Charlotte Bennett nennt Andrew Cuomos Verteidigung nur ein «Propaganda-Video». Sie will die Absetzung des New Yorker Gouverneurs.
Charlotte Bennett nennt Andrew Cuomos Verteidigung nur ein «Propaganda-Video». Sie will die Absetzung des New Yorker Gouverneurs.
Screenshot: YouTube

Bennett stellt die Sache bei «CBS» jedoch diametral anders dar. «Er versucht, sich selbst zu rechtfertigen, indem er so tut, als wüsste ich den Unterschied zwischen sexueller Belästigung und einem Mentor nicht», sagt die Betroffene. «Er hat mich sexuell belästigt! Ich bin nicht verwirrt und es ist nicht verwirrend. Ich lebe in der Realität, und er tut es leider nicht.»

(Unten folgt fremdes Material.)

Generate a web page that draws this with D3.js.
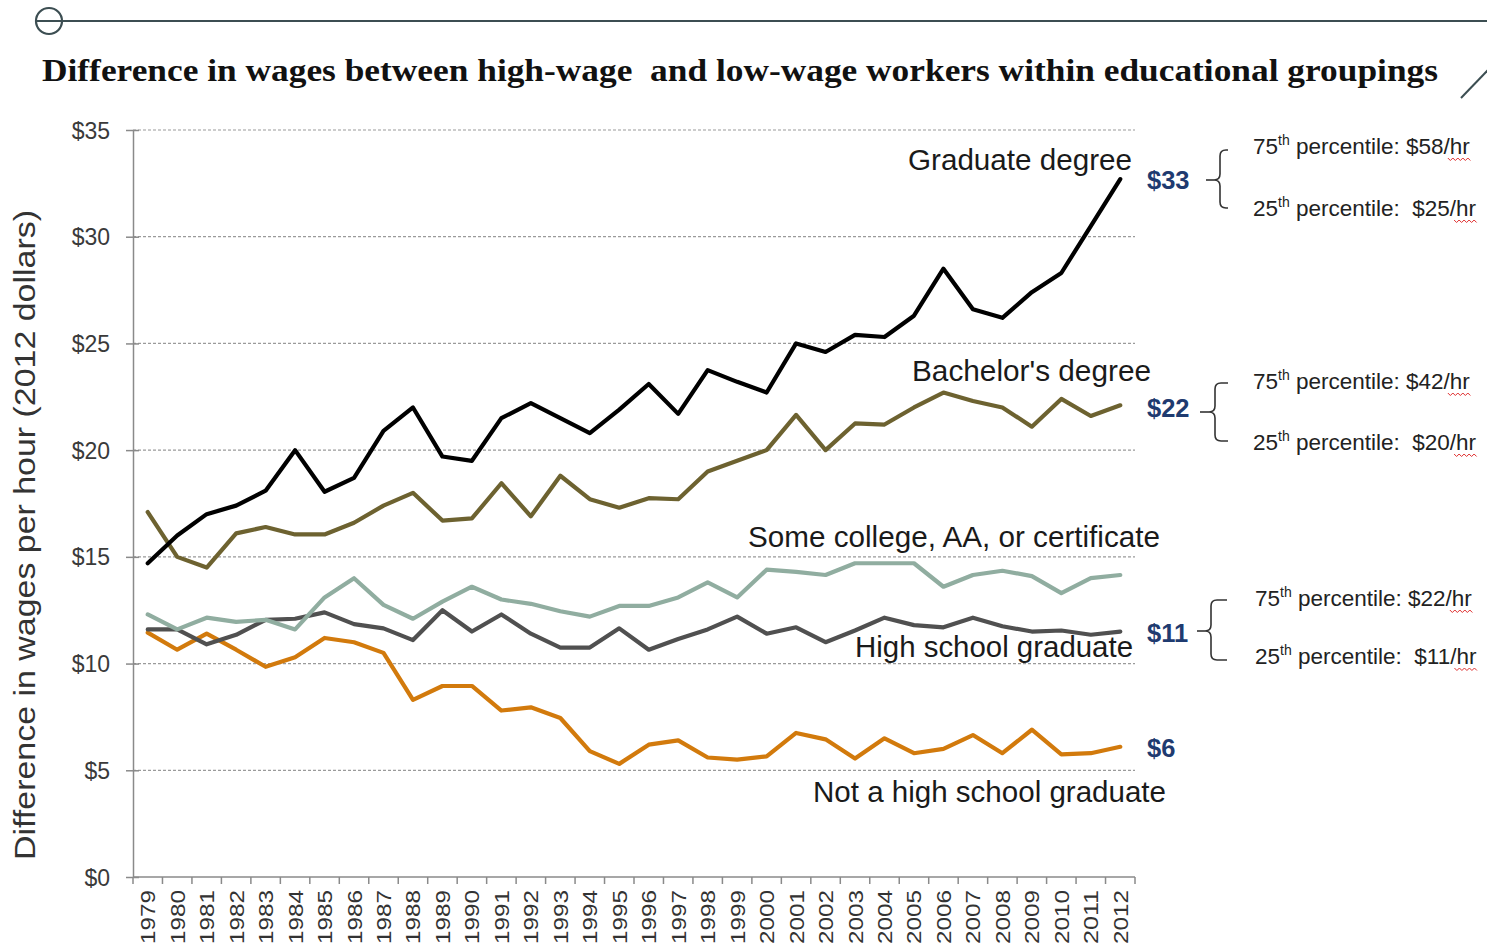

Ob es stimmt, dass Cuomo ihr bloss durch eine «schwierige Zeit» habe helfen wollen, fragt «CBS»-Frau Norah O'Donnell. «Er wollte bloss mit mir schlafen», entgegnet Bennet klipp und klar. Und war das Ganze, wie Cuomo sagt, nur ein Missverständnis zwischen den Generationen? «Öffentlich spielt er den Dummen, privat weiss er, dass er Angestellte sexuell belästigt hat.»

Dinosaurier müssen aussterben

Wenn er wirklich Verantwortung übernehmen wolle, müsse er auch zurücktreten, sagt Bennett. «Eine Entschuldigung ist nicht nötig, sie ist fake.» Seine Erklärung nennt sie eine «Zirkusnummer»: «Ich finde seine Kommentare gefährlich. Es signalisiert den New Yorkern, dass sexuelle Belästigung nicht wichtig ist.»

Jene Frauen, die Anschuldigungen vorbringen, seien seriös, betont Staatsanwältin James: «Ich glaube ihnen. Und ich danke ihnen für ihren Mut. Und ich danke den unabhängigen Ermittlern, dass sie trotz der Attacken professionell geblieben sind und uns Gewissheit und die Wahrheit gebracht haben.»

Die Wahrheit ist, dass sich Andrew Cuomo Gedanken über einen neuen Job machen sollte. Der Versuch, sein Verhalten als etwas abzutun, was ältere Männer nun mal so machen – natürlich gänzlich ohne Hintergedanken –, ist zum Scheitern verurteilt. Es bringt nichts, sich damit zu verteidigen, dass man ein Dinosaurier ist: Ein Aussterben lässt sich damit nicht verhindern.